To add some color to the anomaly detection answer by redhqs, at work I build anomaly detection models for operational metrics like sales and traffic flows. We do the time series analysis to understand what sales ought to be if everything is working as expected, and then compare these to the observed values to see whether the web site is broken. It's important because for every minute the site is down we are losing a lot of money.

There are different methods you can use, and different methods try to accomplish different things in many cases. For example the main statistical method I have used for sales anomaly detection is called "STL" (seasonal-trend decomposition using loess). This separates the regular seasonality, trend and random noise. We actually use this to identify both daily and weekly seasonalities. Then we throw out the noise, and combine the trend/seasonalities to estimate expected sales. So in our case we use the approach to understand how sales vary with time of day and time of week, and to exclude random noise from the estimates.

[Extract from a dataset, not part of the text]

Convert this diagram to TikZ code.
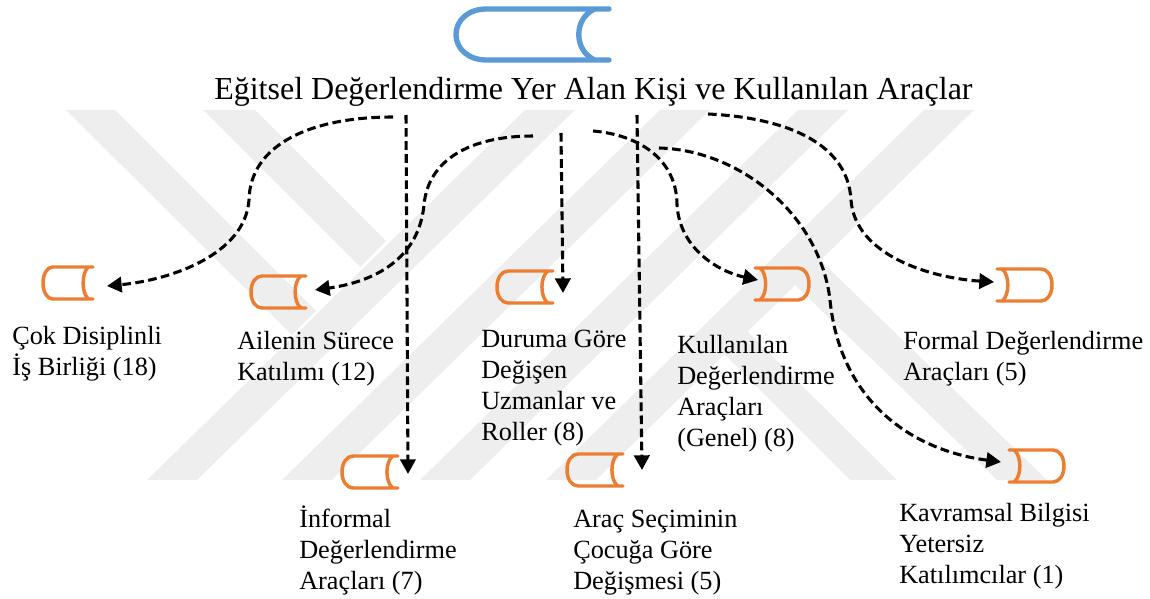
\documentclass[tikz,border=0pt]{standalone}
\usepackage{fontspec}
\setmainfont{Liberation Serif}
\usetikzlibrary{arrows.meta}

\tikzset{
	scrollicon/.pic={
		\draw[line cap=round, line join=round, pic actions] (1,0) -- (0.2,0) .. controls (0.08,0) and (0,0.22) .. (0,0.5) .. controls (0,0.78) and (0.08,1) .. (0.2,1) -- (1,1);
		\draw[line cap=round, pic actions] (0.9,0.01) .. controls (0.77,0.2) and (0.77,0.8) .. (0.9,0.99);
	},
	blueicon/.style={draw=iconblue, line width=4pt},
	orangeicon/.style={draw=iconorange, line width=2.6pt},
	label/.style={inner sep=0pt, anchor=base west, align=left, font=\fontsize{19.7}{23.2}\selectfont},
	dashedarrow/.style={dashed, dash pattern=on 6.5pt off 3.3pt, line width=2.3pt, -{Triangle[length=11pt, width=11.5pt]}},
}
\definecolor{iconblue}{HTML}{5B9BD5}
\definecolor{iconorange}{HTML}{ED7D31}
\definecolor{markgray}{HTML}{EEEEEE}

\begin{document}
\begin{tikzpicture}[x=0.75pt, y=-0.75pt]
	\useasboundingbox (0,0) rectangle (1150,599);

	\foreach \x in {147,282,420,546} {\fill[markgray] (\x,480) -- (\x+50,480) -- (\x+428,110) -- (\x+378,110) -- cycle;}
	\fill[markgray] (66,110) -- (115,110) -- (316,311) -- (292,335) -- cycle;
	\fill[markgray] (203,110) -- (255,110) -- (386,241) -- (360,267) -- cycle;
	\fill[markgray] (850,480) -- (897,480) -- (746,330) -- (723,353) -- cycle;
	\fill[markgray] (997,480) -- (1047,480) -- (818,258) -- (793,283) -- cycle;

	\pic[blueicon, xscale=153, yscale=51] (main) at (456,9) {scrollicon};
	\pic[orangeicon, xscale=50, yscale=32] (cok) at (43,267) {scrollicon};
	\pic[orangeicon, xscale=55, yscale=32] (aile) at (251,276) {scrollicon};
	\pic[orangeicon, xscale=56, yscale=32] (durum) at (497,271) {scrollicon};
	\pic[orangeicon, xscale=56, yscale=32] (inf) at (342,456) {scrollicon};
	\pic[orangeicon, xscale=56, yscale=32] (arac) at (567,454) {scrollicon};
	\pic[orangeicon, xscale=-54, yscale=32] (genel) at (809,268) {scrollicon};
	\pic[orangeicon, xscale=-55, yscale=32] (formal) at (1052,269) {scrollicon};
	\pic[orangeicon, xscale=-55, yscale=32] (kavram) at (1064,450) {scrollicon};

	\node[label, font=\fontsize{24}{27}\selectfont] (title) at (214,100) {Eğitsel Değerlendirme Yer Alan Kişi ve Kullanılan Araçlar};
	\node[label] (coktext) at (12,375) {Çok Disiplinli\\İş Birliği (18)};
	\node[label] (ailetext) at (237,380) {Ailenin Sürece\\Katılımı (12)};
	\node[label] (durumtext) at (481,440) {Duruma Göre\\Değişen\\Uzmanlar ve\\Roller (8)};
	\node[label] (geneltext) at (677,446) {Kullanılan\\Değerlendirme\\Araçları\\(Genel) (8)};
	\node[label] (formaltext) at (903,380) {Formal Değerlendirme\\Araçları (5)};
	\node[label] (inftext) at (299,589) {İnformal\\Değerlendirme\\Araçları (7)};
	\node[label] (aractext) at (573,589) {Araç Seçiminin\\Çocuğa Göre\\Değişmesi (5)};
	\node[label] (kavramtext) at (899,583) {Kavramsal Bilgisi\\Yetersiz\\Katılımcılar (1)};

	\coordinate (a) at (393,117);
	\coordinate (b) at (533,136);
	\coordinate (c) at (593,131);
	\coordinate (d) at (659,148);
	\coordinate (e) at (708,114);
	\coordinate (f) at (406,115);
	\coordinate (g) at (561,133);
	\coordinate (h) at (637,115);
	\coordinate (cokend) at (107,286);
	\coordinate (aileend) at (315,290);
	\coordinate (genelend) at (758,280);
	\coordinate (kavramend) at (1001,462);
	\coordinate (formalend) at (994,282);
	\coordinate (infend) at (408,474);
	\coordinate (durumend) at (563,293);
	\coordinate (aracend) at (642,470);

	\draw[dashedarrow] (a) .. controls (310,117) and (250,145) .. (249,200) .. controls (245,255) and (170,280) .. (cokend);
	\draw[dashedarrow] (b) .. controls (470,136) and (428,160) .. (424,205) .. controls (418,265) and (365,283) .. (aileend);
	\draw[dashedarrow] (c) .. controls (640,135) and (677,160) .. (677,205) .. controls (680,250) and (720,272) .. (genelend);
	\draw[dashedarrow] (d) .. controls (740,150) and (820,215) .. (830,300) .. controls (840,400) and (910,450) .. (kavramend);
	\draw[dashedarrow] (e) .. controls (790,118) and (848,145) .. (851,200) .. controls (855,255) and (930,278) .. (formalend);
	\draw[dashedarrow] (f) -- (infend);
	\draw[dashedarrow] (g) -- (durumend);
	\draw[dashedarrow] (h) -- (aracend);
\end{tikzpicture}
\end{document}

In addition to the excellent answers provided by others, I would like to comment on how time series analyses are used in electrical engineering.

A large part of electrical engineering consists of modulating voltages and currents to transmit information, or using sensors to convert a physical signal (such as a sound wave) into an electrical form, from which a computer is expected to make a decision. An analog to digital (A/D) converter translates these signals into a set of evenly-spaced (in time) discrete samples, or a time series! Time series analysis methods are the basis of almost all modern signal processing algorithms.

For example, speech processing consists of using a microphone to convert a sound wave to an electrical voltage, which is sampled by an A/D, after which a time series model of the signal is created. For instance, linear predictive coders (LPC) in cell phones create an ARMA model of the words being spoken and transmit the model coefficients (along with an index representing an excitation signal from a pre-defined dictionary) instead of the data samples themselves to achieve data compression.